_WHAT THE TASK ASKS:_ Set down each line of the data below exactly as it stands, dropping the pictures.

_COLLECTED DATA:_
━━━━━━━━━━━━━━━━━━━━
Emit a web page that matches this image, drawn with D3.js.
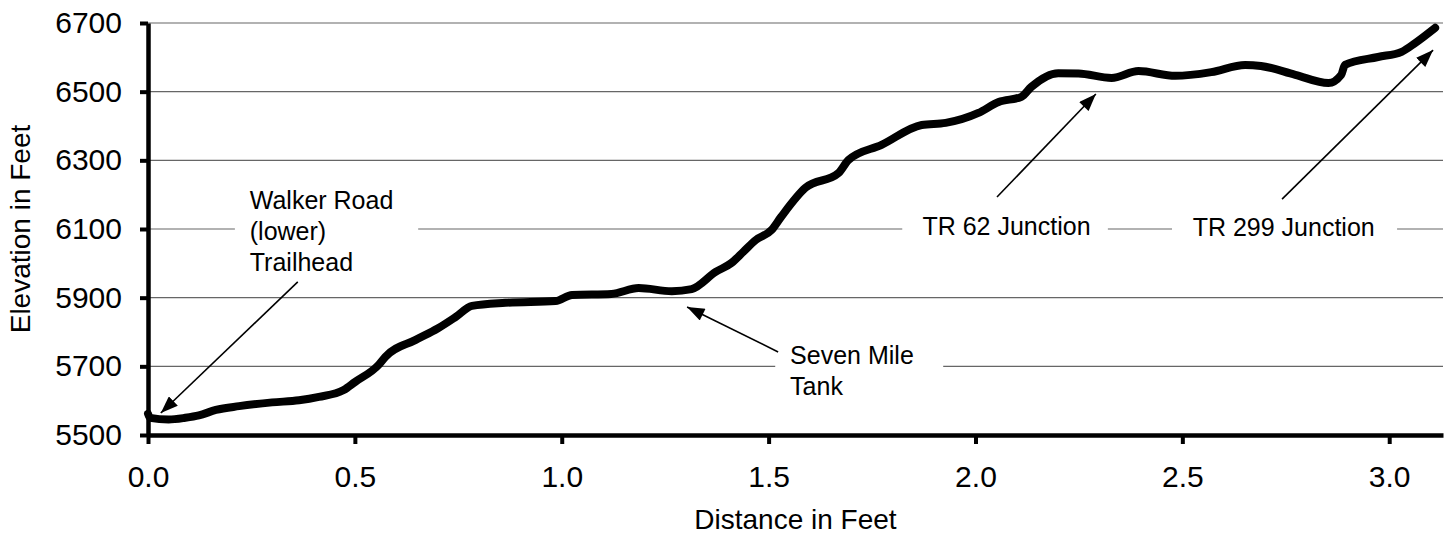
<!DOCTYPE html>
<html>
<head>
<meta charset="utf-8">
<script src="https://cdn.jsdelivr.net/npm/d3@7"></script>
<style>
  body { margin: 0; background: #fff; }
  svg { display: block; font-family: Arial, "Liberation Sans", sans-serif; }
</style>
</head>
<body>
<svg id="profile-chart"></svg>
<script>
// Trail profile data (distance, elevation)
const distance = [0.000, 0.005, 0.050, 0.090, 0.123, 0.164, 0.220, 0.300, 0.365, 0.413,
  0.473, 0.500, 0.558, 0.574, 0.647, 0.700, 0.744, 0.783, 0.864, 0.985,
  1.025, 1.120, 1.186, 1.266, 1.314, 1.372, 1.410, 1.440, 1.469, 1.507,
  1.530, 1.589, 1.669, 1.693, 1.773, 1.870, 1.928, 2.007, 2.056, 2.111,
  2.135, 2.200, 2.249, 2.329, 2.394, 2.483, 2.570, 2.652, 2.690, 2.773,
  2.853, 2.884, 2.893, 2.973, 3.030, 3.063, 3.111];
const elevation = [5562, 5550, 5545, 5550, 5557, 5573, 5584, 5595, 5601, 5611,
  5631, 5654, 5705, 5728, 5777, 5810, 5844, 5876, 5885, 5890,
  5908, 5911, 5928, 5919, 5925, 5975, 6001, 6035, 6068, 6097,
  6135, 6220, 6263, 6301, 6345, 6403, 6409, 6438, 6470, 6485,
  6514, 6554, 6553, 6540, 6560, 6546, 6557, 6578, 6575, 6549,
  6525, 6549, 6578, 6601, 6616, 6642, 6686];

// Axis ticks
const xTicks = [0, 0.5, 1.0, 1.5, 2.0, 2.5, 3.0];
const yTicks = [5500, 5700, 5900, 6100, 6300, 6500, 6700];

// Callouts (in data units)
const labelLines = [["Walker Road", "(lower)", "Trailhead"], ["Seven Mile", "Tank"], ["TR 62 Junction"], ["TR 299 Junction"]];
const labelX = [0.246, 1.552, 2.075, 2.745];
const labelY = [6158, 5707, 6083, 6080];
const labelAnchor = ["start", "start", "middle", "middle"];
const boxX = [[0.21, 0.653], [1.516, 1.922], [1.823, 2.320], [2.475, 3.019]];
const boxY = [[5950, 6270], [5595, 5800], [6040, 6140], [6040, 6140]];
const arrowFrom = [[0.362, 5946], [1.523, 5742], [2.052, 6193], [2.741, 6187]];
const arrowTo = [[0.031, 5564], [1.303, 5873], [2.291, 6493], [3.106, 6621]];

document.addEventListener('DOMContentLoaded', function () {
  drawProfile();
});

function drawProfile() {
  const W = 1455, H = 547;
  const margin = { top: 23, right: 12, bottom: 112, left: 148 };
  const font = "Arial, 'Liberation Sans', sans-serif";

  const svg = d3.select("#profile-chart")
    .attr("width", W)
    .attr("height", H);

  const xScale = d3.scaleLinear()
    .domain([0, 3.13])
    .range([margin.left, W - margin.right]);

  const yScale = d3.scaleLinear()
    .domain([5500, 6700])
    .range([H - margin.bottom, margin.top]);

  const points = distance.map((d, i) => ({ d: d, e: elevation[i] }));

  // gridlines
  svg.append("g")
    .selectAll("line")
    .data(yTicks.slice(1))
    .enter()
    .append("line")
    .attr("x1", xScale.range()[0])
    .attr("x2", xScale.range()[1])
    .attr("y1", d => yScale(d))
    .attr("y2", d => yScale(d))
    .attr("stroke", "#666")
    .attr("stroke-width", 1.2);

  // white boxes behind callout text
  svg.append("g")
    .selectAll("rect")
    .data(boxX)
    .enter()
    .append("rect")
    .attr("x", d => xScale(d[0]))
    .attr("width", d => xScale(d[1]) - xScale(d[0]))
    .attr("y", (d, i) => yScale(boxY[i][1]))
    .attr("height", (d, i) => yScale(boxY[i][0]) - yScale(boxY[i][1]))
    .attr("fill", "#fff");

  // profile line
  const line = d3.line()
    .x(p => xScale(p.d))
    .y(p => yScale(p.e))
    .curve(d3.curveMonotoneX);

  svg.append("path")
    .datum(points)
    .attr("d", line)
    .attr("fill", "none")
    .attr("stroke", "#000")
    .attr("stroke-width", 8)
    .attr("stroke-linejoin", "round")
    .attr("stroke-linecap", "round");

  // x axis
  const xAxis = svg.append("g")
    .attr("transform", `translate(0,${yScale(5500)})`)
    .call(d3.axisBottom(xScale).tickValues(xTicks).tickSize(9).tickSizeOuter(0).tickPadding(22).tickFormat(d3.format(".1f")));
  xAxis.select(".domain").style("stroke-width", "4.5px").style("stroke", "#000");
  xAxis.selectAll(".tick line").style("stroke-width", "4px").style("stroke", "#000");
  xAxis.selectAll("text").style("font-size", "30px").style("fill", "#000").style("font-family", font);

  // y axis
  const yAxis = svg.append("g")
    .attr("transform", `translate(${xScale(0)},0)`)
    .call(d3.axisLeft(yScale).tickValues(yTicks).tickSize(8).tickSizeOuter(0).tickPadding(18).tickFormat(d3.format("d")));
  yAxis.select(".domain").style("stroke-width", "4.5px").style("stroke", "#000");
  yAxis.selectAll(".tick line").style("stroke-width", "4px").style("stroke", "#000");
  yAxis.selectAll("text").style("font-size", "30px").style("fill", "#000").style("font-family", font);

  // axis titles
  svg.append("text")
    .attr("x", (xScale.range()[0] + xScale.range()[1]) / 2)
    .attr("y", 529)
    .attr("text-anchor", "middle")
    .attr("font-size", 28)
    .text("Distance in Feet");

  svg.append("text")
    .attr("transform", "rotate(-90)")
    .attr("x", -229)
    .attr("y", 30)
    .attr("text-anchor", "middle")
    .attr("font-size", 28)
    .text("Elevation in Feet");

  // arrowhead
  svg.append("defs").append("marker")
    .attr("id", "arrowhead")
    .attr("viewBox", "0 0 16 12")
    .attr("refX", 16)
    .attr("refY", 6)
    .attr("markerWidth", 18)
    .attr("markerHeight", 13)
    .attr("markerUnits", "userSpaceOnUse")
    .attr("orient", "auto")
    .append("path")
    .attr("d", "M0,0 L16,6 L0,12 Z")
    .attr("fill", "#000");

  // callout arrows
  svg.append("g")
    .selectAll("line")
    .data(arrowFrom)
    .enter()
    .append("line")
    .attr("x1", d => xScale(d[0]))
    .attr("y1", d => yScale(d[1]))
    .attr("x2", (d, i) => xScale(arrowTo[i][0]))
    .attr("y2", (d, i) => yScale(arrowTo[i][1]))
    .attr("stroke", "#000")
    .attr("stroke-width", 1.6)
    .attr("marker-end", "url(#arrowhead)");

  // callout text
  labelLines.forEach((lines, i) => {
    const t = svg.append("text")
      .attr("x", xScale(labelX[i]))
      .attr("y", yScale(labelY[i]))
      .attr("text-anchor", labelAnchor[i])
      .attr("font-size", 25);
    lines.forEach((s, j) => {
      t.append("tspan")
        .attr("x", xScale(labelX[i]))
        .attr("dy", j === 0 ? 0 : 31)
        .text(s);
    });
  });
}
</script>
</body>
</html>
━━━━━━━━━━━━━━━━━━━━
_WRITTEN ANSWER:_
Emit a web page that matches this image, drawn with D3.js.
<!DOCTYPE html>
<html>
<head>
<meta charset="utf-8">
<script src="https://cdn.jsdelivr.net/npm/d3@7"></script>
<style>
  body { margin: 0; background: #fff; }
  svg { display: block; font-family: Arial, "Liberation Sans", sans-serif; }
</style>
</head>
<body>
<svg id="profile-chart"></svg>
<script>
// Trail profile data (distance, elevation)
const distance = [0.000, 0.005, 0.050, 0.090, 0.123, 0.164, 0.220, 0.300, 0.365, 0.413,
  0.473, 0.500, 0.558, 0.574, 0.647, 0.700, 0.744, 0.783, 0.864, 0.985,
  1.025, 1.120, 1.186, 1.266, 1.314, 1.372, 1.410, 1.440, 1.469, 1.507,
  1.530, 1.589, 1.669, 1.693, 1.773, 1.870, 1.928, 2.007, 2.056, 2.111,
  2.135, 2.200, 2.249, 2.329, 2.394, 2.483, 2.570, 2.652, 2.690, 2.773,
  2.853, 2.884, 2.893, 2.973, 3.030, 3.063, 3.111];
const elevation = [5562, 5550, 5545, 5550, 5557, 5573, 5584, 5595, 5601, 5611,
  5631, 5654, 5705, 5728, 5777, 5810, 5844, 5876, 5885, 5890,
  5908, 5911, 5928, 5919, 5925, 5975, 6001, 6035, 6068, 6097,
  6135, 6220, 6263, 6301, 6345, 6403, 6409, 6438, 6470, 6485,
  6514, 6554, 6553, 6540, 6560, 6546, 6557, 6578, 6575, 6549,
  6525, 6549, 6578, 6601, 6616, 6642, 6686];

// Axis ticks
const xTicks = [0, 0.5, 1.0, 1.5, 2.0, 2.5, 3.0];
const yTicks = [5500, 5700, 5900, 6100, 6300, 6500, 6700];

// Callouts (in data units)
const labelLines = [["Walker Road", "(lower)", "Trailhead"], ["Seven Mile", "Tank"], ["TR 62 Junction"], ["TR 299 Junction"]];
const labelX = [0.246, 1.552, 2.075, 2.745];
const labelY = [6158, 5707, 6083, 6080];
const labelAnchor = ["start", "start", "middle", "middle"];
const boxX = [[0.21, 0.653], [1.516, 1.922], [1.823, 2.320], [2.475, 3.019]];
const boxY = [[5950, 6270], [5595, 5800], [6040, 6140], [6040, 6140]];
const arrowFrom = [[0.362, 5946], [1.523, 5742], [2.052, 6193], [2.741, 6187]];
const arrowTo = [[0.031, 5564], [1.303, 5873], [2.291, 6493], [3.106, 6621]];

document.addEventListener('DOMContentLoaded', function () {
  drawProfile();
});

function drawProfile() {
  const W = 1455, H = 547;
  const margin = { top: 23, right: 12, bottom: 112, left: 148 };
  const font = "Arial, 'Liberation Sans', sans-serif";

  const svg = d3.select("#profile-chart")
    .attr("width", W)
    .attr("height", H);

  const xScale = d3.scaleLinear()
    .domain([0, 3.13])
    .range([margin.left, W - margin.right]);

  const yScale = d3.scaleLinear()
    .domain([5500, 6700])
    .range([H - margin.bottom, margin.top]);

  const points = distance.map((d, i) => ({ d: d, e: elevation[i] }));

  // gridlines
  svg.append("g")
    .selectAll("line")
    .data(yTicks.slice(1))
    .enter()
    .append("line")
    .attr("x1", xScale.range()[0])
    .attr("x2", xScale.range()[1])
    .attr("y1", d => yScale(d))
    .attr("y2", d => yScale(d))
    .attr("stroke", "#666")
    .attr("stroke-width", 1.2);

  // white boxes behind callout text
  svg.append("g")
    .selectAll("rect")
    .data(boxX)
    .enter()
    .append("rect")
    .attr("x", d => xScale(d[0]))
    .attr("width", d => xScale(d[1]) - xScale(d[0]))
    .attr("y", (d, i) => yScale(boxY[i][1]))
    .attr("height", (d, i) => yScale(boxY[i][0]) - yScale(boxY[i][1]))
    .attr("fill", "#fff");

  // profile line
  const line = d3.line()
    .x(p => xScale(p.d))
    .y(p => yScale(p.e))
    .curve(d3.curveMonotoneX);

  svg.append("path")
    .datum(points)
    .attr("d", line)
    .attr("fill", "none")
    .attr("stroke", "#000")
    .attr("stroke-width", 8)
    .attr("stroke-linejoin", "round")
    .attr("stroke-linecap", "round");

  // x axis
  const xAxis = svg.append("g")
    .attr("transform", `translate(0,${yScale(5500)})`)
    .call(d3.axisBottom(xScale).tickValues(xTicks).tickSize(9).tickSizeOuter(0).tickPadding(22).tickFormat(d3.format(".1f")));
  xAxis.select(".domain").style("stroke-width", "4.5px").style("stroke", "#000");
  xAxis.selectAll(".tick line").style("stroke-width", "4px").style("stroke", "#000");
  xAxis.selectAll("text").style("font-size", "30px").style("fill", "#000").style("font-family", font);

  // y axis
  const yAxis = svg.append("g")
    .attr("transform", `translate(${xScale(0)},0)`)
    .call(d3.axisLeft(yScale).tickValues(yTicks).tickSize(8).tickSizeOuter(0).tickPadding(18).tickFormat(d3.format("d")));
  yAxis.select(".domain").style("stroke-width", "4.5px").style("stroke", "#000");
  yAxis.selectAll(".tick line").style("stroke-width", "4px").style("stroke", "#000");
  yAxis.selectAll("text").style("font-size", "30px").style("fill", "#000").style("font-family", font);

  // axis titles
  svg.append("text")
    .attr("x", (xScale.range()[0] + xScale.range()[1]) / 2)
    .attr("y", 529)
    .attr("text-anchor", "middle")
    .attr("font-size", 28)
    .text("Distance in Feet");

  svg.append("text")
    .attr("transform", "rotate(-90)")
    .attr("x", -229)
    .attr("y", 30)
    .attr("text-anchor", "middle")
    .attr("font-size", 28)
    .text("Elevation in Feet");

  // arrowhead
  svg.append("defs").append("marker")
    .attr("id", "arrowhead")
    .attr("viewBox", "0 0 16 12")
    .attr("refX", 16)
    .attr("refY", 6)
    .attr("markerWidth", 18)
    .attr("markerHeight", 13)
    .attr("markerUnits", "userSpaceOnUse")
    .attr("orient", "auto")
    .append("path")
    .attr("d", "M0,0 L16,6 L0,12 Z")
    .attr("fill", "#000");

  // callout arrows
  svg.append("g")
    .selectAll("line")
    .data(arrowFrom)
    .enter()
    .append("line")
    .attr("x1", d => xScale(d[0]))
    .attr("y1", d => yScale(d[1]))
    .attr("x2", (d, i) => xScale(arrowTo[i][0]))
    .attr("y2", (d, i) => yScale(arrowTo[i][1]))
    .attr("stroke", "#000")
    .attr("stroke-width", 1.6)
    .attr("marker-end", "url(#arrowhead)");

  // callout text
  labelLines.forEach((lines, i) => {
    const t = svg.append("text")
      .attr("x", xScale(labelX[i]))
      .attr("y", yScale(labelY[i]))
      .attr("text-anchor", labelAnchor[i])
      .attr("font-size", 25);
    lines.forEach((s, j) => {
      t.append("tspan")
        .attr("x", xScale(labelX[i]))
        .attr("dy", j === 0 ? 0 : 31)
        .text(s);
    });
  });
}
</script>
</body>
</html>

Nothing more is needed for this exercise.